**Data block:**

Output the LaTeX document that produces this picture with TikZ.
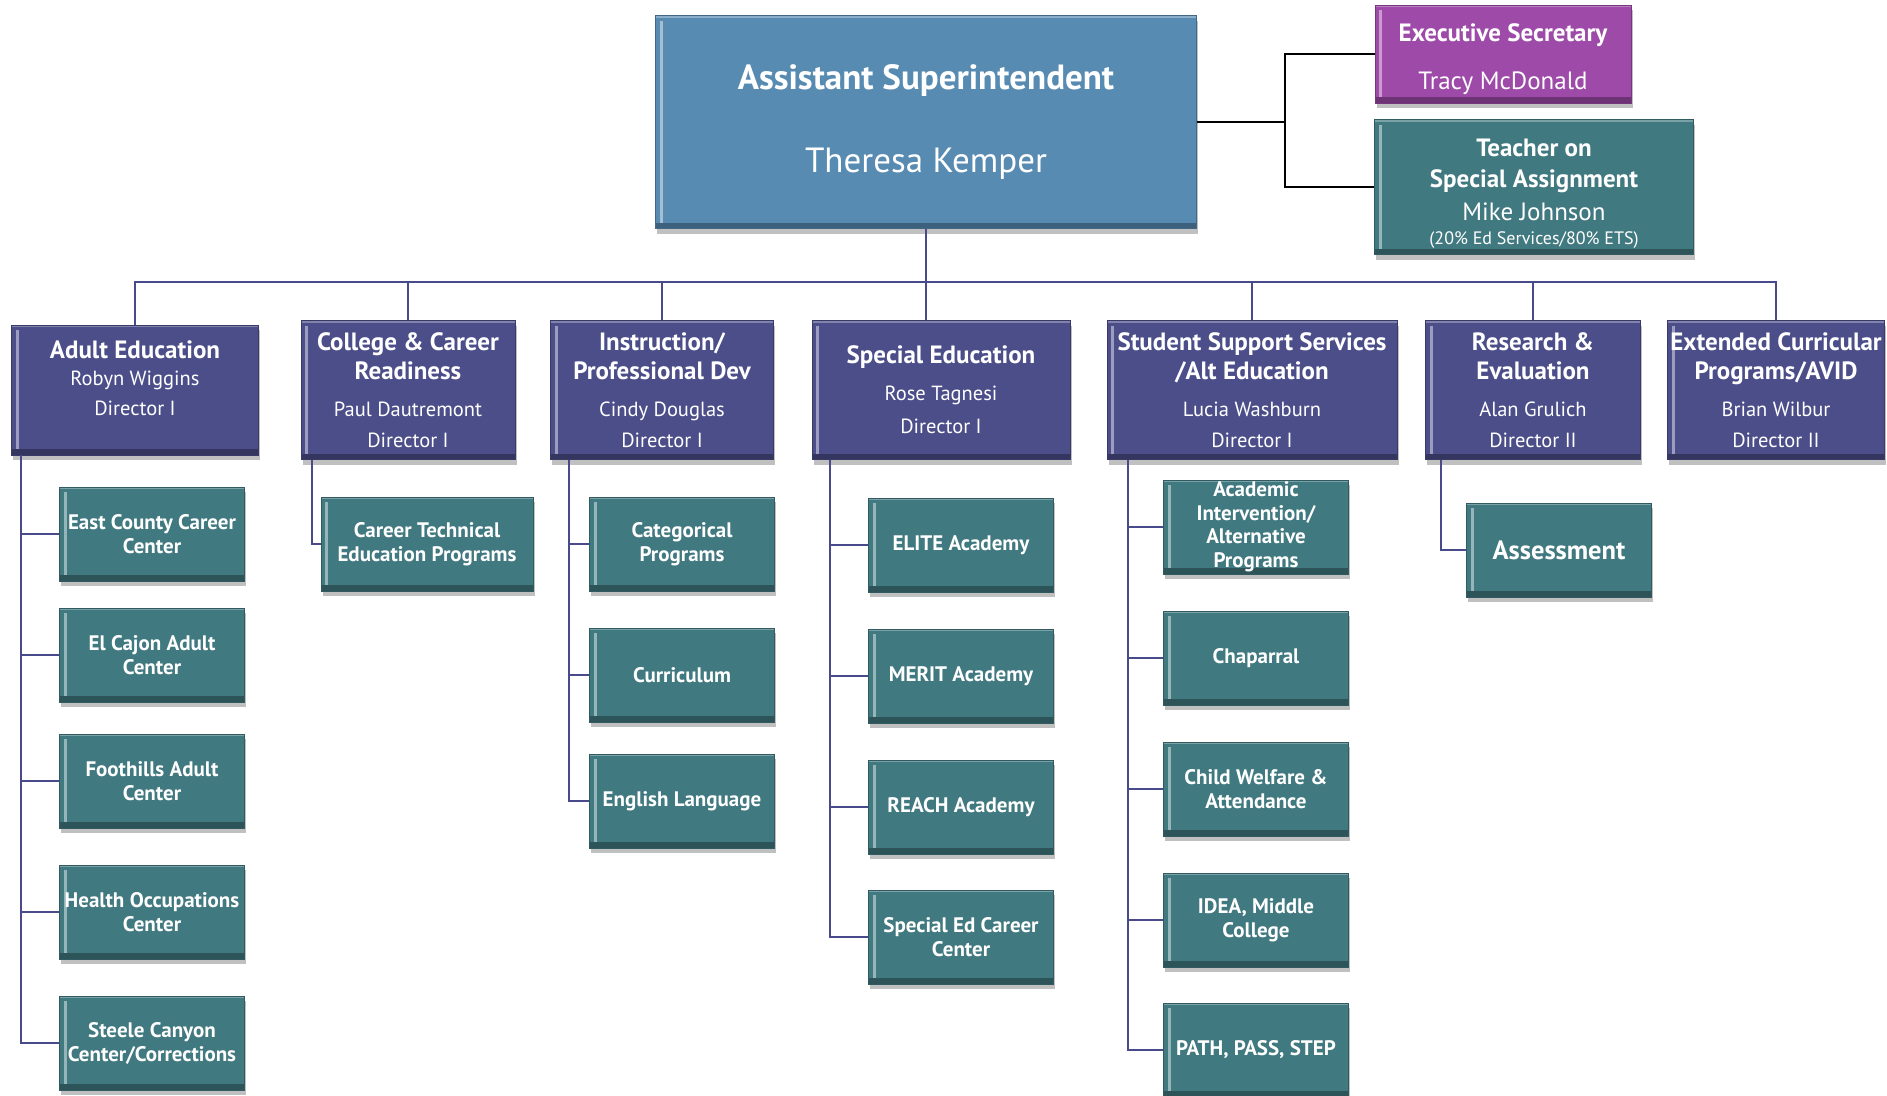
\documentclass[tikz,border=0pt]{standalone}
\usepackage{fontspec}
\setmainfont{PT Sans}
\usetikzlibrary{shadows}
\definecolor{supblue}{RGB}{88,139,178}
\definecolor{secpurple}{RGB}{157,74,168}
\definecolor{unitteal}{RGB}{65,121,128}
\definecolor{dirblue}{RGB}{76,78,138}
\definecolor{linkblue}{RGB}{72,74,140}
\newcommand{\hd}[1]{{\fontsize{25}{29}\selectfont\bfseries #1}}

\begin{document}
\begin{tikzpicture}[x=1pt,y=-1pt]
   \tikzset{bevel/.style={draw=#1!75!black, fill=#1, line width=0.6pt, text=white, align=center, inner sep=0pt,
      drop shadow={shadow xshift=1.5pt, shadow yshift=-5pt, opacity=0.35, fill=black!70},
      path picture={
         \fill[white, opacity=0.45] ([xshift=4pt,yshift=6pt]path picture bounding box.south west) rectangle ([xshift=7pt,yshift=-5pt]path picture bounding box.north west);
         \fill[black, opacity=0.3] (path picture bounding box.south west) rectangle ([yshift=6pt]path picture bounding box.south east);
         \fill[white, opacity=0.3] ([yshift=-2pt]path picture bounding box.north west) rectangle (path picture bounding box.north east);}}}
   \tikzset{dir/.style={bevel=dirblue, minimum height=139pt, font=\fontsize{20.5}{29}\selectfont}}
   \tikzset{unit/.style={bevel=unitteal, minimum width=185pt, minimum height=94pt, font=\fontsize{21}{24}\selectfont\bfseries}}
   \tikzset{link/.style={draw=linkblue, line width=1.8pt}}
   \tikzset{staff/.style={draw=black, line width=2.4pt}}
   \fill[white] (0,0) rectangle (1887,1095);
   \useasboundingbox (0,0) rectangle (1887,1095);
   \node[bevel=supblue, minimum width=541pt, minimum height=213pt, font=\fontsize{35}{42}\selectfont] (sup) at (926,122)
      {{\bfseries Assistant Superintendent}\\[41pt]Theresa Kemper};
   \node[bevel=secpurple, minimum width=256pt, minimum height=98pt, font=\fontsize{25}{30}\selectfont] (sec) at (1503,54)
      {\mbox{}\\[-2pt]{\bfseries Executive Secretary}\\[18pt]Tracy McDonald};
   \node[bevel=unitteal, minimum width=319pt, minimum height=135pt, font=\fontsize{25}{31}\selectfont] (tosa) at (1534,187)
      {\mbox{}\\[-1pt]{\bfseries Teacher on}\\{\bfseries Special Assignment}\\[2pt]Mike Johnson\\[-7pt]{\fontsize{18}{20}\selectfont(20\% Ed Services/80\% ETS)}};
   \node[dir, minimum width=247pt, minimum height=130pt] (adult) at (135,390)
      {\hd{Adult Education}\\[-2pt]Robyn Wiggins\\[1pt]Director I\\[-5pt]\mbox{}};
   \node[dir, minimum width=214pt] (ccr) at (408,390)
      {\hd{College \& Career}\\\hd{Readiness}\\[8pt]Paul Dautremont\\[2pt]Director I};
   \node[dir, minimum width=223pt] (ipd) at (662,390)
      {\hd{Instruction/}\\\hd{Professional Dev}\\[8pt]Cindy Douglas\\[2pt]Director I};
   \node[dir, minimum width=258pt] (sped) at (941,390)
      {\hd{Special Education}\\[8pt]Rose Tagnesi\\[4pt]Director I};
   \node[dir, minimum width=290pt] (sss) at (1252,390)
      {\hd{Student Support Services}\\\hd{/Alt Education}\\[8pt]Lucia Washburn\\[2pt]Director I};
   \node[dir, minimum width=215pt] (rne) at (1533,390)
      {\hd{Research \&}\\\hd{Evaluation}\\[8pt]Alan Grulich\\[2pt]Director II};
   \node[dir, minimum width=217pt] (ecp) at (1776,390)
      {\hd{Extended Curricular}\\\hd{Programs/AVID}\\[8pt]Brian Wilbur\\[2pt]Director II};
   \node[unit] (ecc) at (152,534) {East County Career\\Center};
   \node[unit] (ecac) at (152,655) {El Cajon Adult\\Center};
   \node[unit] (fac) at (152,781) {Foothills Adult\\Center};
   \node[unit] (hoc) at (152,912) {Health Occupations\\Center};
   \node[unit] (scc) at (152,1043) {Steele Canyon\\Center/Corrections};
   \node[unit, minimum width=212pt] (cte) at (427,544) {Career Technical\\Education Programs};
   \node[unit] (cat) at (682,544) {Categorical\\Programs};
   \node[unit] (cur) at (682,675) {Curriculum};
   \node[unit] (eng) at (682,801) {English Language};
   \node[unit] (elite) at (961,545) {ELITE Academy};
   \node[unit] (merit) at (961,676) {MERIT Academy};
   \node[unit] (reach) at (961,807) {REACH Academy};
   \node[unit] (secc) at (961,937) {Special Ed Career\\Center};
   \node[unit, font=\fontsize{21}{23.5}\selectfont\bfseries] (aia) at (1256,527) {Academic\\Intervention/\\Alternative\\Programs};
   \node[unit] (chap) at (1256,658) {Chaparral};
   \node[unit] (cwa) at (1256,789) {Child Welfare \&\\Attendance};
   \node[unit] (idea) at (1256,920) {IDEA, Middle\\College};
   \node[unit] (pps) at (1256,1050) {PATH, PASS, STEP};
   \node[unit, font=\fontsize{26.5}{30}\selectfont\bfseries] (assess) at (1559,550) {Assessment};
   \coordinate (bus) at (926,282);
   \coordinate (fork) at (1285,122);
   \draw[staff] (sup.east) -- (fork) |- (sec.west);
   \draw[staff] (fork) |- (tosa.west);
   \draw[link] (sup.south) -- (sup.south |- sped.north);
   \foreach \d in {adult,ccr,ipd,sss,rne,ecp}
      \draw[link] (bus) -| (\d.north);
   \foreach \c in {ecc,ecac,fac,hoc,scc}
      \draw[link] ([xshift=10pt]adult.south west) |- (\c.west);
   \draw[link] ([xshift=11pt]ccr.south west) |- (cte.west);
   \foreach \c in {cat,cur,eng}
      \draw[link] ([xshift=19pt]ipd.south west) |- (\c.west);
   \foreach \c in {elite,merit,reach,secc}
      \draw[link] ([xshift=18pt]sped.south west) |- (\c.west);
   \foreach \c in {aia,chap,cwa,idea,pps}
      \draw[link] ([xshift=21pt]sss.south west) |- (\c.west);
   \draw[link] ([xshift=16pt]rne.south west) |- (assess.west);
\end{tikzpicture}
\end{document}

**What the exercise asks:**
Retype the whole listing, keeping every line identical and omitting all pictures.

**Reply to the exercise:**
Output the LaTeX document that produces this picture with TikZ.
\documentclass[tikz,border=0pt]{standalone}
\usepackage{fontspec}
\setmainfont{PT Sans}
\usetikzlibrary{shadows}
\definecolor{supblue}{RGB}{88,139,178}
\definecolor{secpurple}{RGB}{157,74,168}
\definecolor{unitteal}{RGB}{65,121,128}
\definecolor{dirblue}{RGB}{76,78,138}
\definecolor{linkblue}{RGB}{72,74,140}
\newcommand{\hd}[1]{{\fontsize{25}{29}\selectfont\bfseries #1}}

\begin{document}
\begin{tikzpicture}[x=1pt,y=-1pt]
   \tikzset{bevel/.style={draw=#1!75!black, fill=#1, line width=0.6pt, text=white, align=center, inner sep=0pt,
      drop shadow={shadow xshift=1.5pt, shadow yshift=-5pt, opacity=0.35, fill=black!70},
      path picture={
         \fill[white, opacity=0.45] ([xshift=4pt,yshift=6pt]path picture bounding box.south west) rectangle ([xshift=7pt,yshift=-5pt]path picture bounding box.north west);
         \fill[black, opacity=0.3] (path picture bounding box.south west) rectangle ([yshift=6pt]path picture bounding box.south east);
         \fill[white, opacity=0.3] ([yshift=-2pt]path picture bounding box.north west) rectangle (path picture bounding box.north east);}}}
   \tikzset{dir/.style={bevel=dirblue, minimum height=139pt, font=\fontsize{20.5}{29}\selectfont}}
   \tikzset{unit/.style={bevel=unitteal, minimum width=185pt, minimum height=94pt, font=\fontsize{21}{24}\selectfont\bfseries}}
   \tikzset{link/.style={draw=linkblue, line width=1.8pt}}
   \tikzset{staff/.style={draw=black, line width=2.4pt}}
   \fill[white] (0,0) rectangle (1887,1095);
   \useasboundingbox (0,0) rectangle (1887,1095);
   \node[bevel=supblue, minimum width=541pt, minimum height=213pt, font=\fontsize{35}{42}\selectfont] (sup) at (926,122)
      {{\bfseries Assistant Superintendent}\\[41pt]Theresa Kemper};
   \node[bevel=secpurple, minimum width=256pt, minimum height=98pt, font=\fontsize{25}{30}\selectfont] (sec) at (1503,54)
      {\mbox{}\\[-2pt]{\bfseries Executive Secretary}\\[18pt]Tracy McDonald};
   \node[bevel=unitteal, minimum width=319pt, minimum height=135pt, font=\fontsize{25}{31}\selectfont] (tosa) at (1534,187)
      {\mbox{}\\[-1pt]{\bfseries Teacher on}\\{\bfseries Special Assignment}\\[2pt]Mike Johnson\\[-7pt]{\fontsize{18}{20}\selectfont(20\% Ed Services/80\% ETS)}};
   \node[dir, minimum width=247pt, minimum height=130pt] (adult) at (135,390)
      {\hd{Adult Education}\\[-2pt]Robyn Wiggins\\[1pt]Director I\\[-5pt]\mbox{}};
   \node[dir, minimum width=214pt] (ccr) at (408,390)
      {\hd{College \& Career}\\\hd{Readiness}\\[8pt]Paul Dautremont\\[2pt]Director I};
   \node[dir, minimum width=223pt] (ipd) at (662,390)
      {\hd{Instruction/}\\\hd{Professional Dev}\\[8pt]Cindy Douglas\\[2pt]Director I};
   \node[dir, minimum width=258pt] (sped) at (941,390)
      {\hd{Special Education}\\[8pt]Rose Tagnesi\\[4pt]Director I};
   \node[dir, minimum width=290pt] (sss) at (1252,390)
      {\hd{Student Support Services}\\\hd{/Alt Education}\\[8pt]Lucia Washburn\\[2pt]Director I};
   \node[dir, minimum width=215pt] (rne) at (1533,390)
      {\hd{Research \&}\\\hd{Evaluation}\\[8pt]Alan Grulich\\[2pt]Director II};
   \node[dir, minimum width=217pt] (ecp) at (1776,390)
      {\hd{Extended Curricular}\\\hd{Programs/AVID}\\[8pt]Brian Wilbur\\[2pt]Director II};
   \node[unit] (ecc) at (152,534) {East County Career\\Center};
   \node[unit] (ecac) at (152,655) {El Cajon Adult\\Center};
   \node[unit] (fac) at (152,781) {Foothills Adult\\Center};
   \node[unit] (hoc) at (152,912) {Health Occupations\\Center};
   \node[unit] (scc) at (152,1043) {Steele Canyon\\Center/Corrections};
   \node[unit, minimum width=212pt] (cte) at (427,544) {Career Technical\\Education Programs};
   \node[unit] (cat) at (682,544) {Categorical\\Programs};
   \node[unit] (cur) at (682,675) {Curriculum};
   \node[unit] (eng) at (682,801) {English Language};
   \node[unit] (elite) at (961,545) {ELITE Academy};
   \node[unit] (merit) at (961,676) {MERIT Academy};
   \node[unit] (reach) at (961,807) {REACH Academy};
   \node[unit] (secc) at (961,937) {Special Ed Career\\Center};
   \node[unit, font=\fontsize{21}{23.5}\selectfont\bfseries] (aia) at (1256,527) {Academic\\Intervention/\\Alternative\\Programs};
   \node[unit] (chap) at (1256,658) {Chaparral};
   \node[unit] (cwa) at (1256,789) {Child Welfare \&\\Attendance};
   \node[unit] (idea) at (1256,920) {IDEA, Middle\\College};
   \node[unit] (pps) at (1256,1050) {PATH, PASS, STEP};
   \node[unit, font=\fontsize{26.5}{30}\selectfont\bfseries] (assess) at (1559,550) {Assessment};
   \coordinate (bus) at (926,282);
   \coordinate (fork) at (1285,122);
   \draw[staff] (sup.east) -- (fork) |- (sec.west);
   \draw[staff] (fork) |- (tosa.west);
   \draw[link] (sup.south) -- (sup.south |- sped.north);
   \foreach \d in {adult,ccr,ipd,sss,rne,ecp}
      \draw[link] (bus) -| (\d.north);
   \foreach \c in {ecc,ecac,fac,hoc,scc}
      \draw[link] ([xshift=10pt]adult.south west) |- (\c.west);
   \draw[link] ([xshift=11pt]ccr.south west) |- (cte.west);
   \foreach \c in {cat,cur,eng}
      \draw[link] ([xshift=19pt]ipd.south west) |- (\c.west);
   \foreach \c in {elite,merit,reach,secc}
      \draw[link] ([xshift=18pt]sped.south west) |- (\c.west);
   \foreach \c in {aia,chap,cwa,idea,pps}
      \draw[link] ([xshift=21pt]sss.south west) |- (\c.west);
   \draw[link] ([xshift=16pt]rne.south west) |- (assess.west);
\end{tikzpicture}
\end{document}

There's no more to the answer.